|
Stéphanie des Horts, La Panthère, JC Lattès, 2010 |
Elle a marqué un lieu et une époque, Jeanne la demi-mondaine, Jeanne
la panthère joaillière. Originaire de Bruxelles, elle quitte la Flandre des
brodeuses pour Paris avec son amant, Pierre de Quinsonas, compagnon
d’insouciance. Il lui promet le mariage, elle se retrouve installée dans un
hôtel particulier : un oiseau choyé, couvé de diamants. La société des
convenances et la famille de Quinsonas n’acceptent pas l’idée d’un mariage avec
une femme sans fortune (une simple cousette !) et sans titre.
Le bijou
rythme d’abord sa vie comme une parade à l’abandon, parade de séduction :
un amant la quitte, un autre homme la charme. La vie régulière des irrégulières
en somme. Amie de Gabrielle Chanel, elles brillent lorsqu’elles applaudissent
l’avant-garde de la Belle-Epoque, lors de la première du Sacre du Printemps au
théâtre des Champs-Elysées en 1913.
L’élégance fluide de Jeanne, sa souplesse, son regard sûr, tantôt
langoureux tantôt félin, séduit Louis Cartier, il croit y déceler un instinct
de création. Il ne se trompe pas. Leur collaboration durera aussi longtemps que
leur histoire d’amour, de 1918 jusqu’à la mort de Louis en 1942. Histoire
d’amour étouffée (Louis épousera Jackie Almassy, jeune femme issue de la
noblesse palatine), l’inspiration, elle, ne l’est pas, elle évolue librement,
Jeanne y met toute sa passion.
Ils jouent avec l’indépendance du bijou, Jeanne veut des pierres précieuses
aux montures invisibles.

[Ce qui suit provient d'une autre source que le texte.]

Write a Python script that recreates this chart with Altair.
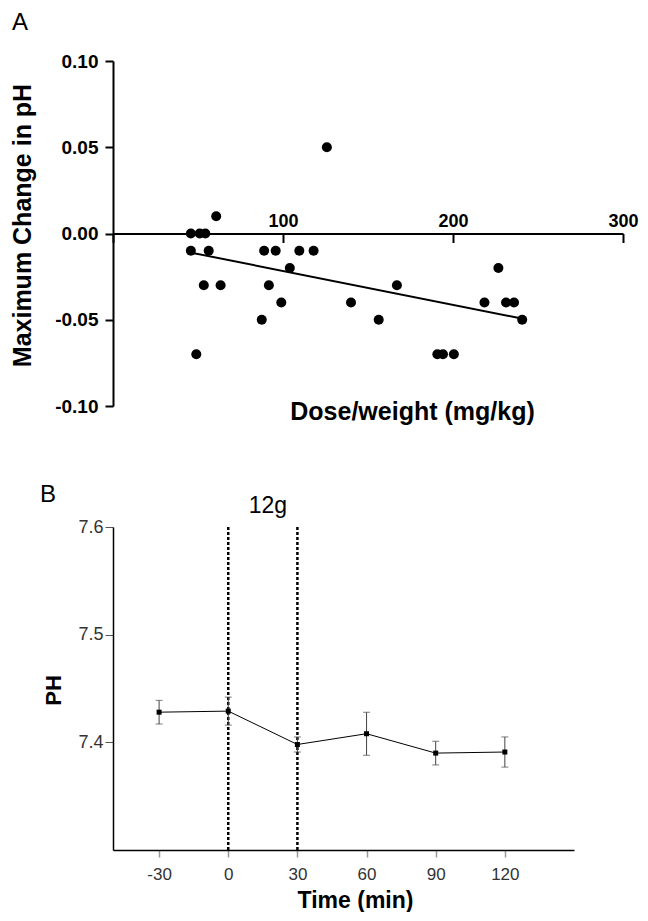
import altair as alt
import pandas as pd

# ---------------- Panel A data ----------------
dose = [125.8, 60.7, 45.8, 51.0, 54.3, 45.8, 56.3, 88.9, 95.7, 109.6, 118.0,
        104.0, 226.7, 53.4, 63.3, 91.7, 167.0, 99.0, 140.0, 218.5, 231.2, 235.9,
        87.5, 156.3, 240.7, 49.0, 190.8, 194.1, 200.5]
dph = [0.05, 0.01, 0.0, 0.0, 0.0, -0.01, -0.01, -0.01, -0.01, -0.01, -0.01,
       -0.02, -0.02, -0.03, -0.03, -0.03, -0.03, -0.04, -0.04, -0.04, -0.04, -0.04,
       -0.05, -0.05, -0.05, -0.07, -0.07, -0.07, -0.07]
fit_x = [46, 241]
fit_y = [-0.0111, -0.0494]

# ---------------- Panel B data ----------------
time_min = [-30, 0, 30, 60, 90, 120]
ph_mean = [7.428, 7.429, 7.398, 7.408, 7.390, 7.391]
ph_err = [0.011, 0.013, 0.007, 0.020, 0.011, 0.014]
dose_lines = [0, 30]

FONT = "Liberation Sans"

dfA = pd.DataFrame({"dose": dose, "dph": dph})
dfFit = pd.DataFrame({"dose": fit_x, "dph": fit_y})
dfB = pd.DataFrame({"t": time_min, "ph": ph_mean, "err": ph_err})
dfB["lo"] = dfB["ph"] - dfB["err"]
dfB["hi"] = dfB["ph"] + dfB["err"]
dfV = pd.DataFrame({"t": dose_lines, "top": [7.6, 7.6], "bot": [7.3, 7.3]})

minus_fix_2 = "replace(format(datum.value, '.2f'), '\u2212', '-')"

xA = alt.X(
    "dose:Q",
    scale=alt.Scale(domain=[0, 300], nice=False, zero=False),
    axis=alt.Axis(
        orient="bottom", offset=-172.5, values=[0, 100, 200, 300],
        labelExpr="datum.value == 0 ? '' : datum.label",
        labelBaseline="alphabetic", labelPadding=-16, labelFlush=False,
        labelOverlap=False, labelFont=FONT, labelFontSize=18,
        labelFontWeight="bold", labelColor="black",
        tickSize=9, tickWidth=2, tickColor="black",
        domainWidth=2, domainColor="black", grid=False,
        title="Dose/weight (mg/kg)", titleFont=FONT, titleFontSize=25,
        titleFontWeight="bold", titleColor="black",
        titleX=299, titleY=186, titleAlign="center", titleBaseline="alphabetic",
    ),
)
yA = alt.Y(
    "dph:Q",
    scale=alt.Scale(domain=[-0.1, 0.1], nice=False, zero=False),
    axis=alt.Axis(
        values=[-0.1, -0.05, 0, 0.05, 0.1], labelExpr=minus_fix_2,
        labelFont=FONT, labelFontSize=19, labelFontWeight="bold",
        labelColor="black", labelPadding=7, labelOverlap=False, labelFlush=False,
        tickSize=8, tickWidth=2, tickColor="black",
        domainWidth=2, domainColor="black", grid=False,
        title="Maximum Change in pH", titleFont=FONT, titleFontSize=25,
        titleFontWeight="bold", titleColor="black",
        titleX=-91, titleY=164, titleAngle=270, titleAlign="center",
        titleBaseline="middle",
    ),
)

ptsA = alt.Chart(dfA).mark_circle(size=100, color="black", opacity=1).encode(x=xA, y=yA)
fitA = alt.Chart(dfFit).mark_line(color="black", strokeWidth=2).encode(x="dose:Q", y="dph:Q")
labA = alt.Chart(pd.DataFrame({"s": ["A"]})).mark_text(
    font=FONT, fontSize=24, align="left", baseline="alphabetic", color="black"
).encode(x=alt.value(-101), y=alt.value(-31), text="s:N")

panelA = alt.layer(ptsA, fitA, labA).properties(width=510, height=345)

# ---------------- Panel B ----------------
xB = alt.X(
    "t:Q",
    scale=alt.Scale(domain=[-50, 150], nice=False, zero=False),
    axis=alt.Axis(
        values=time_min,
        labelExpr="replace(datum.label, '\u2212', '-')",
        labelFont=FONT, labelFontSize=17, labelColor="#333333",
        labelPadding=9, labelFlush=False, labelOverlap=False,
        tickSize=7, tickWidth=1.5, tickColor="#999999",
        domainWidth=1.5, domainColor="black", grid=False,
        title="Time (min)", titleFont=FONT, titleFontSize=23,
        titleFontWeight="bold", titleColor="black",
        titleX=242, titleY=57, titleAlign="center", titleBaseline="alphabetic",
    ),
)
yB = alt.Y(
    "ph:Q",
    scale=alt.Scale(domain=[7.3, 7.6], nice=False, zero=False),
    axis=alt.Axis(
        values=[7.4, 7.5, 7.6], format=".1f",
        labelFont=FONT, labelFontSize=18, labelColor="#333333",
        labelPadding=2, labelOverlap=False, labelFlush=False,
        tickSize=8, tickWidth=1, tickColor="#555555",
        domainWidth=1.5, domainColor="black", grid=False,
        title="PH", titleFont=FONT, titleFontSize=22, titleFontWeight="bold",
        titleColor="black", titleX=-60, titleY=163, titleAngle=270,
        titleAlign="center", titleBaseline="middle",
    ),
)

vlines = alt.Chart(dfV).mark_rule(color="black", strokeWidth=2.5, strokeDash=[3, 2]).encode(
    x="t:Q", y="top:Q", y2="bot:Q"
)
ebar = alt.Chart(dfB).mark_rule(color="#444444", strokeWidth=1).encode(x="t:Q", y="lo:Q", y2="hi:Q")
capLo = alt.Chart(dfB).mark_tick(color="#444444", orient="horizontal", size=7, thickness=1).encode(
    x="t:Q", y="lo:Q"
)
capHi = alt.Chart(dfB).mark_tick(color="#444444", orient="horizontal", size=7, thickness=1).encode(
    x="t:Q", y="hi:Q"
)
lineB = alt.Chart(dfB).mark_line(color="black", strokeWidth=1).encode(x=xB, y=yB)
ptsB = alt.Chart(dfB).mark_square(size=25, color="black", opacity=1).encode(x="t:Q", y="ph:Q")
txt12 = alt.Chart(pd.DataFrame({"t": [15], "ph": [7.6], "s": ["12g"]})).mark_text(
    font=FONT, fontSize=23, align="center", baseline="alphabetic", dx=5, dy=-14, color="black"
).encode(x="t:Q", y="ph:Q", text="s:N")
labB = alt.Chart(pd.DataFrame({"s": ["B"]})).mark_text(
    font=FONT, fontSize=24, align="left", baseline="alphabetic", color="black"
).encode(x=alt.value(-73), y=alt.value(-25), text="s:N")

panelB = alt.layer(lineB, vlines, ebar, capLo, capHi, ptsB, txt12, labB).properties(
    width=461, height=323
)

chart = (
    alt.vconcat(panelA, panelB, spacing=121, bounds="flush")
    .properties(padding={"left": 2, "top": 3, "right": 0, "bottom": 0}, background="white")
    .configure_view(strokeWidth=0, stroke="transparent")
)

chart.save("out.html", embed_options={"renderer": "svg", "actions": False})
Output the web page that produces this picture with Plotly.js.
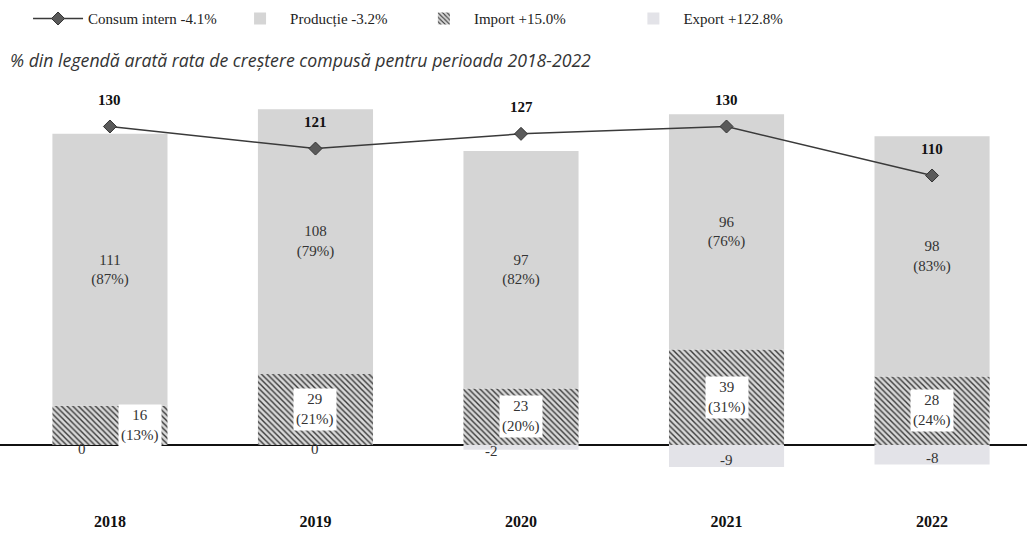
<!DOCTYPE html>
<html>
<head>
<meta charset="utf-8">
<script src="https://cdn.plot.ly/plotly-3.0.1.min.js"></script>
<style>html,body{margin:0;padding:0;background:#fff}#chart{width:1027px;height:533px}</style>
</head>
<body>
<div id="chart"></div>
<script>
const years = ['2018', '2019', '2020', '2021', '2022'];
const consum = [130, 121, 127, 130, 110];
const productie = [111, 108, 97, 96, 98];
const productieShare = [87, 79, 82, 76, 83];
const importVals = [16, 29, 23, 39, 28];
const importShare = [13, 21, 20, 31, 24];
const exportVals = [0, 0, -2, -9, -8];
const legendNames = ['Consum intern -4.1%', 'Producție -3.2%', 'Import +15.0%', 'Export +122.8%'];
const subtitle = '% din legendă arată rata de creștere compusă pentru perioada 2018-2022';

const serif = 'Liberation Serif, Times New Roman, serif';

const lineTrace = {
  type: 'scatter', mode: 'lines+markers', name: legendNames[0], legend: 'legend',
  x: years, y: consum,
  line: {color: '#3a3a3a', width: 1.5},
  marker: {symbol: 'diamond', size: 10, color: '#5a5a5a', line: {color: '#333', width: 1}},
  hoverinfo: 'skip'
};
const prodTrace = {
  type: 'bar', name: legendNames[1], legend: 'legend2', x: years, y: productie,
  marker: {color: '#d5d5d5'},
  text: productie.map((v, i) => v + '<br>(' + productieShare[i] + '%)'),
  textposition: 'inside', insidetextanchor: 'middle',
  textfont: {family: serif, size: 15, color: '#333'},
  hoverinfo: 'skip'
};
const impTrace = {
  type: 'bar', name: legendNames[2], legend: 'legend3', x: years, y: importVals,
  marker: {color: '#d0d0d0', pattern: {shape: '\\', fgcolor: '#3a3a3a', bgcolor: '#d8d8d8', size: 4, solidity: 0.35}},
  textposition: 'none',
  hoverinfo: 'skip'
};
const expTrace = {
  type: 'bar', name: legendNames[3], legend: 'legend4', x: years, y: exportVals,
  marker: {color: '#e3e3e8'},
  textposition: 'none',
  hoverinfo: 'skip'
};
const data = [impTrace, prodTrace, expTrace, lineTrace];

const annotations = [];
years.forEach((yr, i) => {
  annotations.push({
    x: i, y: consum[i], xref: 'x', yref: 'y', text: '<b>' + consum[i] + '</b>',
    showarrow: false, yshift: 27, font: {family: serif, size: 15, color: '#111'}
  });
  annotations.push({
    x: i, y: importVals[i] / 2, xref: 'x', yref: 'y',
    text: importVals[i] + '<br>(' + importShare[i] + '%)',
    showarrow: false, bgcolor: '#ffffff', borderpad: 2,
    xshift: i === 0 ? 30 : 0,
    font: {family: serif, size: 15, color: '#333'}
  });
  annotations.push({
    x: i, y: exportVals[i] / 2 - 1.5, xref: 'x', yref: 'y',
    text: String(exportVals[i]), showarrow: false,
    xshift: i === 0 ? -28 : (i === 2 ? -30 : 0),
    font: {family: serif, size: 15, color: '#333'}
  });
});
annotations.push({
  xref: 'paper', yref: 'paper', x: 0.008, y: 1.077, xanchor: 'left', yanchor: 'middle',
  text: '<i>' + subtitle + '</i>', showarrow: false,
  font: {family: 'Open Sans, sans-serif', size: 17.7, color: '#333'}
});

function legendAt(xp) {
  return {
    orientation: 'h', x: xp, xanchor: 'left', y: 1.225, yanchor: 'top',
    font: {family: serif, size: 15, color: '#222'}, itemwidth: 50,
    bgcolor: 'rgba(0,0,0,0)'
  };
}

const layout = {
  width: 1027, height: 533,
  margin: {l: 0, r: 0, t: 90, b: 53},
  paper_bgcolor: '#fff', plot_bgcolor: '#fff',
  barmode: 'relative', bargap: 0.44,
  showlegend: true,
  legend: legendAt(0.0273),
  legend2: legendAt(0.224),
  legend3: legendAt(0.403),
  legend4: legendAt(0.607),
  xaxis: {
    type: 'category', range: [-0.535, 4.462],
    showgrid: false, showline: false, zeroline: false, ticks: '',
    tickfont: {family: serif, size: 16, color: '#111', weight: 'bold'},
    ticklabelstandoff: 30
  },
  yaxis: {
    range: [-14.3, 144.9], showgrid: false, showticklabels: false, ticks: '',
    zeroline: true, zerolinecolor: '#111', zerolinewidth: 1.5, showline: false
  },
  annotations: annotations
};

Plotly.newPlot('chart', data, layout, {displayModeBar: false, staticPlot: true});
</script>
</body>
</html>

Une indépendance farouche qui glisse les pierres au
plus près du vêtement. A l’exposition internationale des Arts décoratifs de
1925, Cartier n’expose pas avec les autres joailliers mais présente ses bijoux
au Pavillon de l’Elégance sur les stands et les mannequins des grands
couturiers. Le bijou se veut indissociable de la mode.
Les difficultés techniques sont gommées, les difficultés politiques
bravées. Pendant l’occupation allemande, les boutiques de la rue de la Paix
affichent un oiseau en cage, ce qui vaudra l’arrestation de Jeanne. Elle s’en sort
grâce à Chanel, sa complice de toujours.
La guerre est finie, Jeanne est seul maître à bord de Cartier à Paris,
le souffle d’inspiration de Louis lui glisse une dernière fois « ma
panthère ». Elle dessine un félin en trois dimensions, une broche pour la
duchesse de Winsdor. La duchesse est admirative « vous me comblez, vous
avez tout compris, vous savez tout de moi ». Elle lui commande des
centaines d’autres bijoux panthère. La folie est lancée, les stars et les
magazines de mode relayent la flamboyance rauque du félin. Jeanne s’efface en
1976, la panthère reste dans la légende.